_The request_: All of the material below is to be restated word for word, apart from the pictures.

_Data excerpt_:
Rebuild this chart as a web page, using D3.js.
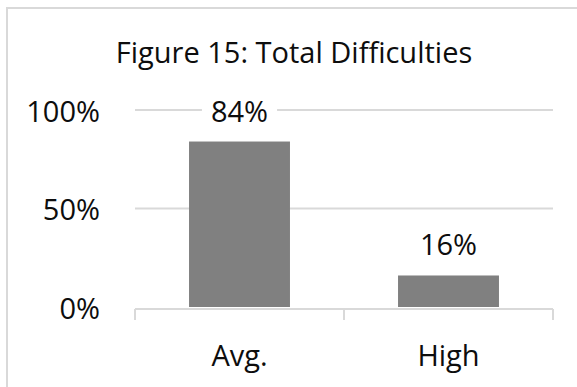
<!DOCTYPE html>
<html>
<head>
<meta charset="utf-8">
<script src="https://cdn.jsdelivr.net/npm/d3@7"></script>
<style>
  html, body { margin: 0; padding: 0; background: #fff; overflow: hidden; }
  svg { display: block; }
  text { font-family: "Open Sans", "Noto Sans", sans-serif; fill: #0d0d0d; }
</style>
</head>
<body>
<svg id="chart" width="577" height="387"></svg>
<script>
// Chart data
const categories = ["Avg.", "High"];
const values = [0.84, 0.16];
const valueLabels = ["84%", "16%"];
const tickValues = [0, 0.5, 1];
const tickLabels = ["0%", "50%", "100%"];
const title = "Figure 15: Total Difficulties";

const plot = { left: 135, right: 553, top: 110, bottom: 307 };
const fontSize = "29px";
const lineColor = "#d9d9d9";

const svg = d3.select("#chart");

// chart frame (top and left edges visible)
svg.append("rect")
  .attr("x", 7).attr("y", 8)
  .attr("width", 620).attr("height", 420)
  .attr("fill", "none")
  .attr("stroke", lineColor)
  .attr("stroke-width", 2);

const x = d3.scaleBand()
  .domain(categories)
  .range([plot.left, plot.right])
  .paddingInner(0.517)
  .paddingOuter(0.2585);

const y = d3.scaleLinear()
  .domain([0, 1])
  .range([plot.bottom, plot.top]);

// title
svg.append("text")
  .attr("x", 294).attr("y", 63)
  .attr("text-anchor", "middle")
  .style("font-size", fontSize)
  .text(title);

// horizontal gridlines (baseline drawn with the category axis)
svg.append("g")
  .selectAll("line")
  .data(tickValues.filter(d => d > 0))
  .join("line")
  .attr("x1", plot.left).attr("x2", plot.right)
  .attr("y1", d => y(d)).attr("y2", d => y(d))
  .attr("stroke", lineColor)
  .attr("stroke-width", 2);

// y tick labels
svg.append("g")
  .selectAll("text")
  .data(tickValues)
  .join("text")
  .attr("x", 100)
  .attr("y", d => y(d) + 11.5)
  .attr("text-anchor", "end")
  .style("font-size", fontSize)
  .text((d, i) => tickLabels[i]);

// bars
svg.append("g")
  .selectAll("rect")
  .data(values)
  .join("rect")
  .attr("x", (d, i) => x(categories[i]))
  .attr("width", x.bandwidth())
  .attr("y", d => y(d))
  .attr("height", d => y(0) - y(d))
  .attr("fill", "#808080");

// category axis: baseline plus tick marks at band edges
const axisY = y(0) + 2;
const axisG = svg.append("g");
axisG.append("line")
  .attr("x1", plot.left).attr("x2", plot.right)
  .attr("y1", axisY).attr("y2", axisY)
  .attr("stroke", lineColor).attr("stroke-width", 2);
const edges = d3.range(categories.length + 1)
  .map(i => plot.left + i * (plot.right - plot.left) / categories.length);
axisG.selectAll("line.tick")
  .data(edges)
  .join("line")
  .attr("class", "tick")
  .attr("x1", d => d).attr("x2", d => d)
  .attr("y1", axisY).attr("y2", axisY + 11)
  .attr("stroke", lineColor).attr("stroke-width", 2);

// category labels
svg.append("g")
  .selectAll("text")
  .data(categories)
  .join("text")
  .attr("x", d => x(d) + x.bandwidth() / 2)
  .attr("y", 366)
  .attr("text-anchor", "middle")
  .style("font-size", fontSize)
  .text(d => d);

// value labels on a white backing so gridlines break around them
const lab = svg.append("g")
  .selectAll("g")
  .data(values)
  .join("g")
  .attr("transform", (d, i) => `translate(${x(categories[i]) + x.bandwidth() / 2},${y(d) - 20})`);
const labText = lab.append("text")
  .attr("text-anchor", "middle")
  .style("font-size", fontSize)
  .text((d, i) => valueLabels[i]);
lab.insert("rect", "text")
  .each(function (d, i) {
    const bb = labText.nodes()[i].getBBox();
    d3.select(this)
      .attr("x", bb.x - 9).attr("y", bb.y)
      .attr("width", bb.width + 18).attr("height", bb.height)
      .attr("fill", "#fff");
  });
</script>
</body>
</html>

_Answer below_:
Rebuild this chart as a web page, using D3.js.
<!DOCTYPE html>
<html>
<head>
<meta charset="utf-8">
<script src="https://cdn.jsdelivr.net/npm/d3@7"></script>
<style>
  html, body { margin: 0; padding: 0; background: #fff; overflow: hidden; }
  svg { display: block; }
  text { font-family: "Open Sans", "Noto Sans", sans-serif; fill: #0d0d0d; }
</style>
</head>
<body>
<svg id="chart" width="577" height="387"></svg>
<script>
// Chart data
const categories = ["Avg.", "High"];
const values = [0.84, 0.16];
const valueLabels = ["84%", "16%"];
const tickValues = [0, 0.5, 1];
const tickLabels = ["0%", "50%", "100%"];
const title = "Figure 15: Total Difficulties";

const plot = { left: 135, right: 553, top: 110, bottom: 307 };
const fontSize = "29px";
const lineColor = "#d9d9d9";

const svg = d3.select("#chart");

// chart frame (top and left edges visible)
svg.append("rect")
  .attr("x", 7).attr("y", 8)
  .attr("width", 620).attr("height", 420)
  .attr("fill", "none")
  .attr("stroke", lineColor)
  .attr("stroke-width", 2);

const x = d3.scaleBand()
  .domain(categories)
  .range([plot.left, plot.right])
  .paddingInner(0.517)
  .paddingOuter(0.2585);

const y = d3.scaleLinear()
  .domain([0, 1])
  .range([plot.bottom, plot.top]);

// title
svg.append("text")
  .attr("x", 294).attr("y", 63)
  .attr("text-anchor", "middle")
  .style("font-size", fontSize)
  .text(title);

// horizontal gridlines (baseline drawn with the category axis)
svg.append("g")
  .selectAll("line")
  .data(tickValues.filter(d => d > 0))
  .join("line")
  .attr("x1", plot.left).attr("x2", plot.right)
  .attr("y1", d => y(d)).attr("y2", d => y(d))
  .attr("stroke", lineColor)
  .attr("stroke-width", 2);

// y tick labels
svg.append("g")
  .selectAll("text")
  .data(tickValues)
  .join("text")
  .attr("x", 100)
  .attr("y", d => y(d) + 11.5)
  .attr("text-anchor", "end")
  .style("font-size", fontSize)
  .text((d, i) => tickLabels[i]);

// bars
svg.append("g")
  .selectAll("rect")
  .data(values)
  .join("rect")
  .attr("x", (d, i) => x(categories[i]))
  .attr("width", x.bandwidth())
  .attr("y", d => y(d))
  .attr("height", d => y(0) - y(d))
  .attr("fill", "#808080");

// category axis: baseline plus tick marks at band edges
const axisY = y(0) + 2;
const axisG = svg.append("g");
axisG.append("line")
  .attr("x1", plot.left).attr("x2", plot.right)
  .attr("y1", axisY).attr("y2", axisY)
  .attr("stroke", lineColor).attr("stroke-width", 2);
const edges = d3.range(categories.length + 1)
  .map(i => plot.left + i * (plot.right - plot.left) / categories.length);
axisG.selectAll("line.tick")
  .data(edges)
  .join("line")
  .attr("class", "tick")
  .attr("x1", d => d).attr("x2", d => d)
  .attr("y1", axisY).attr("y2", axisY + 11)
  .attr("stroke", lineColor).attr("stroke-width", 2);

// category labels
svg.append("g")
  .selectAll("text")
  .data(categories)
  .join("text")
  .attr("x", d => x(d) + x.bandwidth() / 2)
  .attr("y", 366)
  .attr("text-anchor", "middle")
  .style("font-size", fontSize)
  .text(d => d);

// value labels on a white backing so gridlines break around them
const lab = svg.append("g")
  .selectAll("g")
  .data(values)
  .join("g")
  .attr("transform", (d, i) => `translate(${x(categories[i]) + x.bandwidth() / 2},${y(d) - 20})`);
const labText = lab.append("text")
  .attr("text-anchor", "middle")
  .style("font-size", fontSize)
  .text((d, i) => valueLabels[i]);
lab.insert("rect", "text")
  .each(function (d, i) {
    const bb = labText.nodes()[i].getBBox();
    d3.select(this)
      .attr("x", bb.x - 9).attr("y", bb.y)
      .attr("width", bb.width + 18).attr("height", bb.height)
      .attr("fill", "#fff");
  });
</script>
</body>
</html>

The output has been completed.